SUPPLIED MATERIAL:
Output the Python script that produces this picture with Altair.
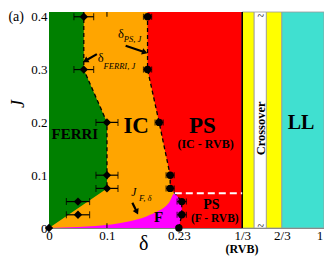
import math
import altair as alt
import pandas as pd

# ---------------- axis geometry (display units) ----------------
J_TOP = 0.409
X_MAX = 0.4744
THIRD = 1 / 3
PLOT_W = 275
PLOT_H = 216
PX_X = PLOT_W / X_MAX     # px per display unit along x (for arrow angles)
PX_Y = PLOT_H / J_TOP     # px per unit along J

# x ticks (display positions) and labels (broken axis beyond 1/3)
xtick_pos = [0, 0.1, 0.224, 1 / 3, 0.4017, 0.4667]
xtick_lab = ["0", "0.1", "0.23", "1/3", "2/3", "1"]
ytick_pos = [0, 0.1, 0.2, 0.3, 0.4]
ytick_lab = ["0", "0.1", "0.2", "0.3", "0.4"]

# ---------------- phase boundaries ----------------
# FERRI / IC boundary  (delta_FERRI,J)
ferri_J = [0, 0.075, 0.2, 0.3, J_TOP]
ferri_x = [0, 0.1, 0.1, 0.06, 0.06]
# IC / PS and F / PS boundary (delta_PS,J)
ps_J = [0, 0.025, 0.05, 0.066, 0.075, 0.1, 0.2, 0.3, J_TOP]
ps_x = [0.224, 0.229, 0.229, 0.217, 0.209, 0.209, 0.19, 0.17, 0.17]
# J_F,delta curve (top of F region)
jf_x = [0, 0.05, 0.08, 0.135, 0.168, 0.19, 0.207, 0.217, 0.235]
jf_J = [0, 0.002, 0.004, 0.012, 0.022, 0.033, 0.048, 0.066, 0.066]
# white dashed line between PS(IC-RVB) and PS(F-RVB)
rvb_J = 0.066
rvb_x0 = 0.217

# dashed boundary segments
ferri_dash_x = [0.06, 0.06, 0.1, 0.1]
ferri_dash_J = [J_TOP, 0.3, 0.2, 0.075]

# ---------------- data points with error bars ----------------
ferri_pt_x = [0.06, 0.06, 0.1, 0.1, 0.1, 0.05, 0.05, 0]
ferri_pt_J = [0.4, 0.3, 0.2, 0.1, 0.075, 0.05, 0.025, 0]
ferri_pt_err = [0.017, 0.017, 0.019, 0.019, 0.019, 0.02, 0.02, 0]
ps_pt_x = [0.17, 0.17, 0.19, 0.209, 0.209, 0.229, 0.229, 0.224]
ps_pt_J = [0.4, 0.3, 0.2, 0.1, 0.075, 0.05, 0.025, 0]
ps_pt_err = [0.007, 0.007, 0.007, 0.007, 0.007, 0.008, 0.008, 0]

# ---------------- bands beyond 1/3 ----------------
band_x1 = [1 / 3, 0.354, 0.375, 0.4017]
band_x2 = [0.354, 0.375, 0.4017, X_MAX]
band_col = ["#FFFF00", "#FFFFFF", "#FFFF00", "#40E0D0"]

# ---------------- arrows ----------------
arrow_x1 = [0.1322, 0.0826, 0.1438]
arrow_J1 = [0.3452, 0.3292, 0.0480]
arrow_x2 = [0.1653, 0.0628, 0.1516]
arrow_J2 = [0.3327, 0.3167, 0.0302]

# ---------------- texts ----------------
# text, x, J, size, weight, style, angle, align, baseline
labels = [
    ("(a)", -0.0700, 0.400, 14, "normal", "normal", 0, "left", "middle"),
    ("J", -0.0518, 0.235, 18, "normal", "italic", 270, "center", "middle"),
    ("δ", 0.1636, -0.0300, 20, "normal", "normal", 0, "center", "middle"),
    ("(RVB)", 0.333, -0.0405, 12, "bold", "normal", 0, "center", "middle"),
    ("FERRI", 0.0446, 0.178, 15, "bold", "normal", 0, "center", "middle"),
    ("IC", 0.1504, 0.193, 23, "bold", "normal", 0, "center", "middle"),
    ("PS", 0.2645, 0.193, 23, "bold", "normal", 0, "center", "middle"),
    ("(IC - RVB)", 0.270, 0.160, 12, "bold", "normal", 0, "center", "middle"),
    ("PS", 0.280, 0.043, 14, "bold", "normal", 0, "center", "middle"),
    ("(F - RVB)", 0.286, 0.0175, 11.5, "bold", "normal", 0, "center", "middle"),
    ("F", 0.189, 0.0214, 15, "bold", "normal", 0, "center", "middle"),
    ("LL", 0.4347, 0.199, 20, "bold", "normal", 0, "center", "middle"),
    ("Crossover", 0.3664, 0.1886, 12.5, "bold", "normal", 270, "center", "middle"),
    ("~", 0.3653, 0.402, 12, "normal", "normal", 0, "center", "middle"),
    ("~", 0.3653, 0.004, 12, "normal", "normal", 0, "center", "middle"),
    ("δ", 0.119, 0.3594, 12.5, "normal", "normal", 0, "left", "alphabetic"),
    ("PS, J", 0.129, 0.3523, 8.5, "normal", "italic", 0, "left", "alphabetic"),
    ("δ", 0.0843, 0.315, 12.5, "normal", "normal", 0, "left", "alphabetic"),
    ("FERRI, J", 0.0942, 0.3007, 8.5, "normal", "italic", 0, "left", "alphabetic"),
    ("J", 0.1421, 0.0605, 11.5, "normal", "italic", 0, "left", "alphabetic"),
    ("F, δ", 0.1554, 0.0516, 8.5, "normal", "italic", 0, "left", "alphabetic"),
]

FONT = "Liberation Serif"

# ---------------- scales / encodings ----------------
def lab_expr(pos, lab):
    expr = "''"
    for p, l in reversed(list(zip(pos, lab))):
        expr = f"abs(datum.value - {p:.5f}) < 0.002 ? '{l}' : " + expr
    return expr

xscale = alt.Scale(domain=[0, X_MAX], nice=False, zero=False)
yscale = alt.Scale(domain=[0, J_TOP], nice=False, zero=False)
xaxis = alt.Axis(values=xtick_pos, labelExpr=lab_expr(xtick_pos, xtick_lab), title=None,
                 grid=False, ticks=False, labelOverlap=False, labelFlush=False,
                 labelFont=FONT, labelFontSize=13, labelColor="black", labelPadding=1,
                 domainColor="#808080")
yaxis = alt.Axis(values=ytick_pos, labelExpr=lab_expr(ytick_pos, ytick_lab), title=None,
                 grid=False, ticks=False, labelOverlap=False, labelFlush=False,
                 labelFont=FONT, labelFontSize=13, labelColor="black", labelPadding=2,
                 domainColor="#808080")


def X(f="x"):
    return alt.X(f"{f}:Q", scale=xscale, axis=xaxis)


def Y(f="J"):
    return alt.Y(f"{f}:Q", scale=yscale, axis=yaxis)


layers = []

# red PS background up to 1/3
red_df = pd.DataFrame({"x": [0], "x2": [THIRD], "J": [0], "J2": [J_TOP]})
layers.append(alt.Chart(red_df).mark_rect(color="#FF0000").encode(
    x=X(), x2="x2:Q", y=Y(), y2="J2:Q"))

# orange IC region (left of PS boundary)
or_df = pd.DataFrame({"J": ps_J, "x": [0] * len(ps_J), "x2": ps_x})
layers.append(alt.Chart(or_df).mark_area(orient="horizontal", color="#FFA500").encode(
    y=Y(), x=X(), x2="x2:Q"))

# magenta F region under J_F,delta
f_df = pd.DataFrame({"x": jf_x, "J": jf_J, "J2": [0] * len(jf_x)})
layers.append(alt.Chart(f_df).mark_area(color="#FF00FF", interpolate="monotone").encode(
    x=X(), y=Y(), y2="J2:Q"))

# red again right of the F / PS boundary
low = [(j, x) for j, x in zip(ps_J, ps_x) if j <= rvb_J + 1e-9]
rr_df = pd.DataFrame({"J": [j for j, _ in low], "x": [x for _, x in low],
                      "x2": [THIRD] * len(low)})
layers.append(alt.Chart(rr_df).mark_area(orient="horizontal", color="#FF0000").encode(
    y=Y(), x=X(), x2="x2:Q"))

# green FERRI region
g_df = pd.DataFrame({"J": ferri_J, "x": [0] * len(ferri_J), "x2": ferri_x})
layers.append(alt.Chart(g_df).mark_area(orient="horizontal", color="#008000").encode(
    y=Y(), x=X(), x2="x2:Q"))

# bands beyond 1/3
b_df = pd.DataFrame({"x": band_x1, "x2": band_x2, "c": band_col,
                     "J": [0] * 4, "J2": [J_TOP] * 4})
layers.append(alt.Chart(b_df).mark_rect(stroke="#9a9a9a", strokeWidth=0.8).encode(
    x=X(), x2="x2:Q", y=Y(), y2="J2:Q", color=alt.Color("c:N", scale=None)))

# black line at 1/3
l3_df = pd.DataFrame({"x": [THIRD], "J": [0], "J2": [J_TOP]})
layers.append(alt.Chart(l3_df).mark_rule(color="black", strokeWidth=1.6).encode(
    x=X(), y=Y(), y2="J2:Q"))

# inward ticks at 0.1
tk_df = pd.DataFrame({"x": [0.1, 0.1], "J": [0, J_TOP - 0.009], "J2": [0.009, J_TOP]})
layers.append(alt.Chart(tk_df).mark_rule(color="black", strokeWidth=1).encode(
    x=X(), y=Y(), y2="J2:Q"))

# dashed boundaries
fd_df = pd.DataFrame({"x": ferri_dash_x, "J": ferri_dash_J, "i": range(len(ferri_dash_x))})
layers.append(alt.Chart(fd_df).mark_line(color="black", strokeWidth=1.3, strokeDash=[4, 3]).encode(
    x=X(), y=Y(), order="i:Q"))
pd_df = pd.DataFrame({"x": ps_x, "J": ps_J, "i": range(len(ps_x))})
layers.append(alt.Chart(pd_df).mark_line(color="black", strokeWidth=1.3, strokeDash=[4, 3]).encode(
    x=X(), y=Y(), order="i:Q"))
wd_df = pd.DataFrame({"x": [rvb_x0, THIRD], "J": [rvb_J, rvb_J], "i": [0, 1]})
layers.append(alt.Chart(wd_df).mark_line(color="white", strokeWidth=2, strokeDash=[7, 4]).encode(
    x=X(), y=Y(), order="i:Q"))

# error bars
def err_layers(xs, js, es, cap):
    df = pd.DataFrame({"x": [x - e for x, e in zip(xs, es) if e > 0],
                       "x2": [x + e for x, e in zip(xs, es) if e > 0],
                       "J": [j for j, e in zip(js, es) if e > 0]})
    caps = pd.DataFrame({"x": list(df["x"]) + list(df["x2"]), "J": list(df["J"]) * 2})
    return [
        alt.Chart(df).mark_rule(color="black", strokeWidth=1.2).encode(x=X(), x2="x2:Q", y=Y()),
        alt.Chart(caps).mark_tick(color="black", orient="vertical", size=cap, thickness=1.2).encode(
            x=X(), y=Y()),
    ]


layers += err_layers(ferri_pt_x, ferri_pt_J, ferri_pt_err, 7)
layers += err_layers(ps_pt_x, ps_pt_J, ps_pt_err, 6)

# points
fp_df = pd.DataFrame({"x": ferri_pt_x, "J": ferri_pt_J})
layers.append(alt.Chart(fp_df).mark_point(shape="diamond", filled=True, color="black",
                                          size=70, opacity=1).encode(x=X(), y=Y()))
pp_df = pd.DataFrame({"x": ps_pt_x, "J": ps_pt_J})
layers.append(alt.Chart(pp_df).mark_point(shape="circle", filled=True, color="black",
                                          size=55, opacity=1).encode(x=X(), y=Y()))

# arrows
a_df = pd.DataFrame({"x": arrow_x1, "J": arrow_J1, "x2": arrow_x2, "J2": arrow_J2})
layers.append(alt.Chart(a_df).mark_rule(color="black", strokeWidth=2.2).encode(
    x=X(), y=Y(), x2="x2:Q", y2="J2:Q"))
for x1, j1, x2, j2 in zip(arrow_x1, arrow_J1, arrow_x2, arrow_J2):
    ang = math.degrees(math.atan2(-(j2 - j1) * PX_Y, (x2 - x1) * PX_X)) % 360
    h_df = pd.DataFrame({"x": [x2], "J": [j2]})
    layers.append(alt.Chart(h_df).mark_point(shape="triangle-right", filled=True, color="black",
                                             size=42, opacity=1, angle=ang).encode(x=X(), y=Y()))

# texts
for t, x, j, s, w, st, ang, al, bl in labels:
    t_df = pd.DataFrame({"x": [x], "J": [j], "t": [t]})
    layers.append(alt.Chart(t_df).mark_text(font=FONT, fontSize=s, fontWeight=w, fontStyle=st,
                                            angle=ang, align=al, baseline=bl, color="black").encode(
        x=X(), y=Y(), text="t:N"))

chart = alt.layer(*layers).properties(
    width=PLOT_W, height=PLOT_H,
    autosize=alt.AutoSizeParams(type="none"),
    padding={"left": 41, "top": 4, "right": 0, "bottom": 28},
).configure_view(stroke="#808080", strokeWidth=1)

chart.save("out.html", embed_options={"renderer": "svg", "actions": False})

EXERCISE OBJECTIVE: Report all lines of the material that contain the word "with".

EXERCISE RESPONSE:
Output the Python script that produces this picture with Altair.
# ---------------- data points with error bars ----------------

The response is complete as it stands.